- [Stated goal]: All the data below goes into the copy word for word, but the pictures don't.

- [Collected data]:
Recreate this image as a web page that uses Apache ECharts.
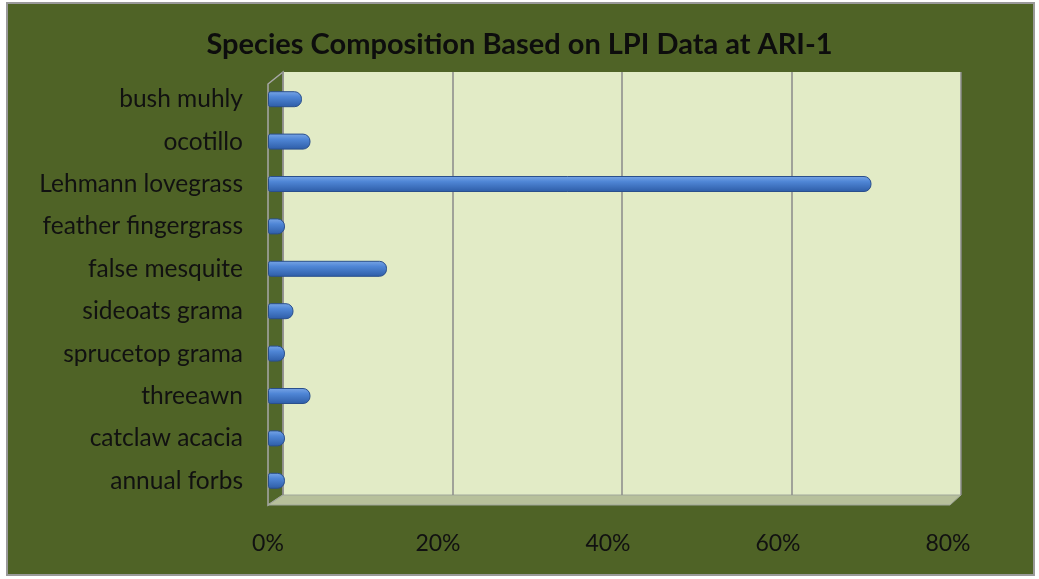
<!DOCTYPE html>
<html>
<head>
<meta charset="utf-8">
<script src="https://cdn.jsdelivr.net/npm/echarts@6/dist/echarts.min.js"></script>
<style>
html,body{margin:0;padding:0;background:#fff;}
#chart{width:1039px;height:579px;}
</style>
</head>
<body>
<div id="chart"></div>
<script>
const categories = ["bush muhly","ocotillo","Lehmann lovegrass","feather fingergrass","false mesquite","sideoats grama","sprucetop grama","threeawn","catclaw acacia","annual forbs"];
const values = [4, 5, 71, 2, 14, 3, 2, 5, 2, 2];
const tickValues = [0, 20, 40, 60, 80];
const titleText = "Species Composition Based on LPI Data at ARI-1";

const chart = echarts.init(document.getElementById('chart'), null, {renderer:'canvas'});
const FONT = 'Lato, "Open Sans", sans-serif';
const green = '#4f6326';

chart.setOption({
  backgroundColor: '#ffffff',
  animation: false,
  title: {
    text: titleText,
    left: 'center',
    top: 25,
    textStyle: {fontFamily: FONT, fontWeight: 'bold', fontSize: 29, color: '#0d0d0d'}
  },
  graphic: [
    {type:'rect', z:-10, shape:{x:7,y:3,width:1027,height:572}, style:{fill:green, stroke:'#9a9a9a', lineWidth:2}},
    {type:'polygon', z:-5, shape:{points:[[268,84],[283,72],[283,495],[268,505]]}, style:{fill:'#51672a', stroke:'#a8a8a8', lineWidth:1.5}},
    {type:'polygon', z:-5, shape:{points:[[268,505],[283,495],[961,495],[950,505]]}, style:{fill:'#b7c09b', stroke:'#a0a69a', lineWidth:1}}
  ],
  grid: [
    {left:283, top:72, width:678, height:423, show:true, backgroundColor:'#e2ebc6', borderWidth:0, z:-6},
    {left:268, right:91, top:78, bottom:77}
  ],
  xAxis: [
    {gridIndex:0, type:'value', min:0, max:80, interval:20,
     axisLabel:{show:false}, axisLine:{show:false}, axisTick:{show:false},
     splitLine:{show:true, lineStyle:{color:'#8a8a8a', width:1.5}}},
    {gridIndex:1, type:'value', min:0, max:80, interval:20,
     axisLabel:{show:true, formatter:'{value}%', fontFamily:FONT, fontSize:23, color:'#111', margin:30},
     axisLine:{show:false}, axisTick:{show:false}, splitLine:{show:false}}
  ],
  yAxis: [
    {gridIndex:0, type:'category', data:categories, inverse:true, show:false},
    {gridIndex:1, type:'category', data:categories, inverse:true,
     axisLabel:{fontFamily:FONT, fontSize:24.5, color:'#111', margin:25},
     axisLine:{show:false}, axisTick:{show:false}}
  ],
  series: [{
    type:'bar',
    xAxisIndex:1, yAxisIndex:1,
    data: values,
    barWidth: 16,
    itemStyle: {
      color: new echarts.graphic.LinearGradient(0,0,0,1,[
        {offset:0, color:'#79a6e6'},
        {offset:0.35, color:'#4f86d6'},
        {offset:1, color:'#2d5ca6'}
      ]),
      borderColor:'#2a4f8c',
      borderWidth:1,
      borderRadius:[2,7,7,2]
    }
  }]
});
</script>
</body>
</html>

- [Final answer]:
Recreate this image as a web page that uses Apache ECharts.
<!DOCTYPE html>
<html>
<head>
<meta charset="utf-8">
<script src="https://cdn.jsdelivr.net/npm/echarts@6/dist/echarts.min.js"></script>
<style>
html,body{margin:0;padding:0;background:#fff;}
#chart{width:1039px;height:579px;}
</style>
</head>
<body>
<div id="chart"></div>
<script>
const categories = ["bush muhly","ocotillo","Lehmann lovegrass","feather fingergrass","false mesquite","sideoats grama","sprucetop grama","threeawn","catclaw acacia","annual forbs"];
const values = [4, 5, 71, 2, 14, 3, 2, 5, 2, 2];
const tickValues = [0, 20, 40, 60, 80];
const titleText = "Species Composition Based on LPI Data at ARI-1";

const chart = echarts.init(document.getElementById('chart'), null, {renderer:'canvas'});
const FONT = 'Lato, "Open Sans", sans-serif';
const green = '#4f6326';

chart.setOption({
  backgroundColor: '#ffffff',
  animation: false,
  title: {
    text: titleText,
    left: 'center',
    top: 25,
    textStyle: {fontFamily: FONT, fontWeight: 'bold', fontSize: 29, color: '#0d0d0d'}
  },
  graphic: [
    {type:'rect', z:-10, shape:{x:7,y:3,width:1027,height:572}, style:{fill:green, stroke:'#9a9a9a', lineWidth:2}},
    {type:'polygon', z:-5, shape:{points:[[268,84],[283,72],[283,495],[268,505]]}, style:{fill:'#51672a', stroke:'#a8a8a8', lineWidth:1.5}},
    {type:'polygon', z:-5, shape:{points:[[268,505],[283,495],[961,495],[950,505]]}, style:{fill:'#b7c09b', stroke:'#a0a69a', lineWidth:1}}
  ],
  grid: [
    {left:283, top:72, width:678, height:423, show:true, backgroundColor:'#e2ebc6', borderWidth:0, z:-6},
    {left:268, right:91, top:78, bottom:77}
  ],
  xAxis: [
    {gridIndex:0, type:'value', min:0, max:80, interval:20,
     axisLabel:{show:false}, axisLine:{show:false}, axisTick:{show:false},
     splitLine:{show:true, lineStyle:{color:'#8a8a8a', width:1.5}}},
    {gridIndex:1, type:'value', min:0, max:80, interval:20,
     axisLabel:{show:true, formatter:'{value}%', fontFamily:FONT, fontSize:23, color:'#111', margin:30},
     axisLine:{show:false}, axisTick:{show:false}, splitLine:{show:false}}
  ],
  yAxis: [
    {gridIndex:0, type:'category', data:categories, inverse:true, show:false},
    {gridIndex:1, type:'category', data:categories, inverse:true,
     axisLabel:{fontFamily:FONT, fontSize:24.5, color:'#111', margin:25},
     axisLine:{show:false}, axisTick:{show:false}}
  ],
  series: [{
    type:'bar',
    xAxisIndex:1, yAxisIndex:1,
    data: values,
    barWidth: 16,
    itemStyle: {
      color: new echarts.graphic.LinearGradient(0,0,0,1,[
        {offset:0, color:'#79a6e6'},
        {offset:0.35, color:'#4f86d6'},
        {offset:1, color:'#2d5ca6'}
      ]),
      borderColor:'#2a4f8c',
      borderWidth:1,
      borderRadius:[2,7,7,2]
    }
  }]
});
</script>
</body>
</html>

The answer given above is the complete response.